The “coming community” he elucidates is a sharing and building upon a sort of ecstatic refusal and negating of society’s own spectacular negations (that is, in part, the negations of the spirit at work in the media spectacle in contemporary society). Agamben’s thinking develops Benjamin’s conception and even exceeds it with regard both to the use of spatial thinking and, more important, to the role of hope. At the core of the aesthetic and ethical form of tragedy for Benjamin is the hope that the zone of nothingness can be a font of “potentiality” (Agamben’s Potentialities contains a lengthy discussion of Benjamin’s concept of hope). From this model, the Italian philosopher builds an entire vision of community.

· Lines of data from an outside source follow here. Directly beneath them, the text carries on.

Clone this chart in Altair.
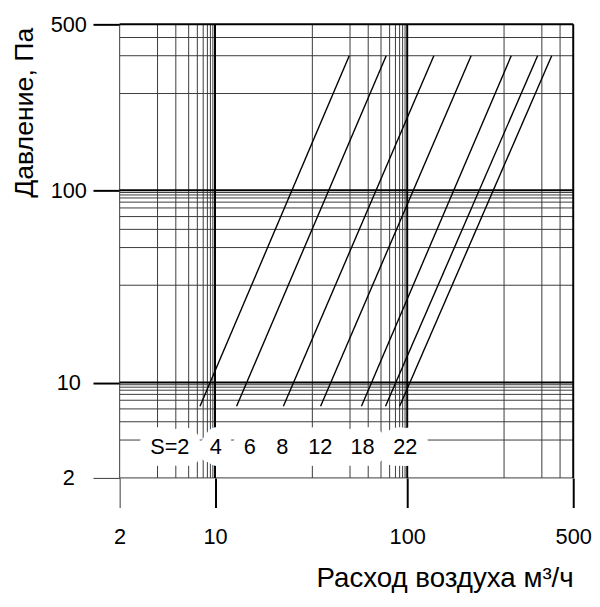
import altair as alt
import pandas as pd

FONT = "Liberation Sans"

# the printed axes are piecewise: each decade is drawn as 1->2 and 2->10 steps
breaks = [2, 10, 20, 100, 200, 500]
break_pos = [0, 96.5, 195, 291, 389, 459]

axis_values = [2, 10, 100, 500]
thin_lines = [2, 3.79, 5.16, 6.41, 7.42, 8.19, 8.79, 9.25, 9.64,
              20, 37.9, 51.6, 64.1, 74.2, 81.9, 87.9, 92.5, 96.4,
              200, 330, 420]
thick_lines = [10, 100, 500]

series = ["2", "4", "6", "8", "12", "18", "22"]
flow_low = [7.76, 11.66, 16.27, 23.0, 46.0, 69.2, 87.9]
flow_high = [37.4, 70.0, 121, 158, 220, 312, 376]
pressure_low = [6.7, 6.7, 6.7, 6.7, 6.7, 6.7, 6.7]
pressure_high = [330, 330, 330, 330, 330, 330, 330]

label_text = ["S=2", "4", "6", "8", "12", "18", "22"]
label_flow = [4.66, 10.06, 12.81, 16.16, 22.9, 46.8, 96.7]
label_pressure = [3.0, 3.0, 3.0, 3.0, 3.0, 3.0, 3.0]

lines_df = pd.DataFrame({
    "s": series + series,
    "q": flow_low + flow_high,
    "p": pressure_low + pressure_high,
})
labels_df = pd.DataFrame({"label": label_text, "q": label_flow, "p": label_pressure})
thin_df = pd.DataFrame({"v": thin_lines})
thick_df = pd.DataFrame({"v": thick_lines})

x_scale = alt.Scale(type="log", domain=breaks, range=break_pos, nice=False)
y_scale = alt.Scale(type="log", domain=breaks, range=[459 - r for r in break_pos], nice=False)

tick_color = {"condition": {"test": "datum.value == 2", "value": "#3a3a3a"}, "value": "black"}
tick_width = {"condition": {"test": "datum.value == 2", "value": 1}, "value": 2}

x_axis = alt.Axis(
    values=axis_values, format="d", grid=False, domain=False,
    tickSize=30, tickColor=tick_color, tickWidth=tick_width,
    labelFont=FONT, labelFontSize=22, labelColor="black",
    labelPadding=36, labelBaseline="alphabetic", labelFlush=False, labelOverlap=False,
    title="Расход воздуха м³/ч", titleFont=FONT, titleFontSize=28,
    titleFontWeight="normal", titleColor="black",
    titleX=459, titleY=110, titleAlign="right", titleBaseline="alphabetic",
)
y_axis = alt.Axis(
    values=axis_values, format="d", grid=False, domain=False,
    tickSize=27, tickColor=tick_color, tickWidth=tick_width,
    labelFont=FONT, labelFontSize=22, labelColor="black",
    labelPadding=25, labelAlign="center", labelBaseline="middle",
    labelFlush=False, labelOverlap=False,
    title="Давление, Па", titleFont=FONT, titleFontSize=27,
    titleFontWeight="normal", titleColor="black",
    titleAngle=270, titleX=-88, titleY=89, titleAlign="center", titleBaseline="alphabetic",
)


def xq(field):
    return alt.X(f"{field}:Q", scale=x_scale, axis=x_axis)


def yq(field):
    return alt.Y(f"{field}:Q", scale=y_scale, axis=y_axis)


v_thin = alt.Chart(thin_df).mark_rule(color="#3a3a3a", strokeWidth=1).encode(x=xq("v"))
h_thin = alt.Chart(thin_df).mark_rule(color="#3a3a3a", strokeWidth=1).encode(y=yq("v"))
v_thick = alt.Chart(thick_df).mark_rule(color="black", strokeWidth=2).encode(x=xq("v"))
h_thick = alt.Chart(thick_df).mark_rule(color="black", strokeWidth=2).encode(y=yq("v"))

curves = alt.Chart(lines_df).mark_line(color="black", strokeWidth=1.4).encode(
    x=xq("q"), y=yq("p"), detail="s:N"
)

halo = alt.Chart(labels_df).mark_text(
    font=FONT, fontSize=22, color="white", stroke="white", strokeWidth=24,
    strokeJoin="round", align="center", baseline="alphabetic",
).encode(x=xq("q"), y=yq("p"), text="label:N")

labels = alt.Chart(labels_df).mark_text(
    font=FONT, fontSize=22, color="black", align="center", baseline="alphabetic",
).encode(x=xq("q"), y=yq("p"), text="label:N")

chart = (
    alt.layer(v_thin, h_thin, v_thick, h_thick, curves, halo, labels)
    .properties(
        width=459, height=459, autosize="none",
        padding={"left": 113, "top": 13, "right": 19, "bottom": 120},
    )
    .configure_view(stroke=None)
)

chart.save("out.html", embed_options={"renderer": "svg", "actions": False})
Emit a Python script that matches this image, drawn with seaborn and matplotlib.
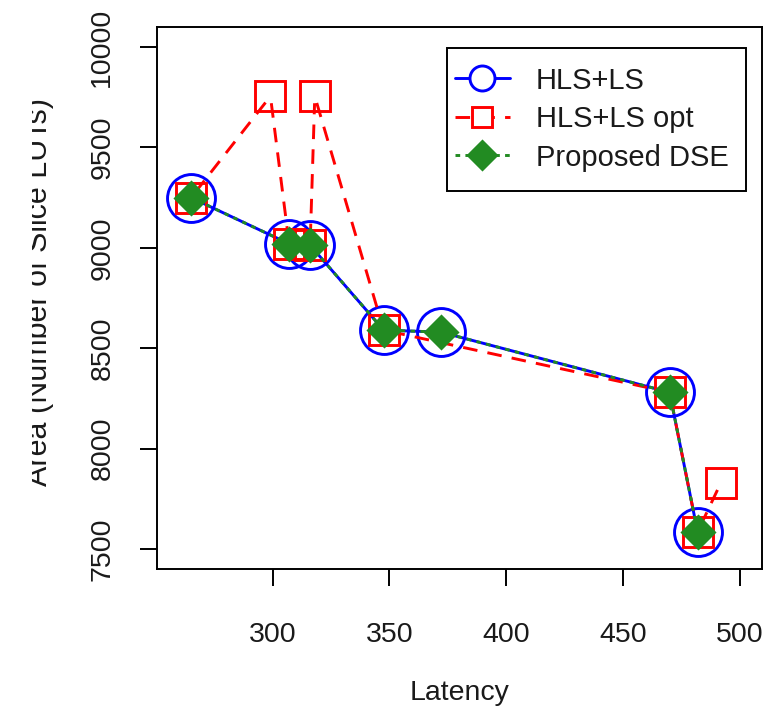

In this, he is joined by Blanchot, Nancy, and Rancière, and their thinking forms a sort of conversation dedicated to the aspiration that community can be based on a resilient responsiveness and refusal in the face of the state of emergency. (Here's a link to Agamben's Coming Community (Theory Out Of Bounds) and to his Potentialities: Collected Essays in Philosophy.)

In order to create “the coming community,” Agamben proposes that human beings must ideally enter into alternative relations to each other and to the world. This community embodies a utopian hope; it would be based on a welcoming of the flux of experience, of all the transcendent potential it contains without concern for “the marks of individual possession.” In such a fluidly creative communality, the shape-shifting, off-beat improvisations and destabilizations of “tricksters and fakes” would make them “exemplars of the coming community.” They are able to confront the nothingness of being at the frozen core of emergency powers by dodging fluidly from possibility to possibility, potentially “being” each of them.

In a recent on-line essay, he speaks of the European Union’s open borders as an opportunity for just such fluidity and for redefining citizenship as a sort of fluid state of exile. “The only ethical experience,” Agamben writes in "The Coming Community," is the experience of hesitating before any identity rigidified into a “thing” – it is the experience of opening to freedom, improvisation, and exiled being. Such is “the experience of being potentiality ... of exposing in every form one's own amorphousness and in every act one's inactuality.” Such is our “irreparable” condition, yet it is “without lament,” for it refuses “to remain in a deficit of existence” and in this way escapes what he understands to be the trap of the frozen emergency state.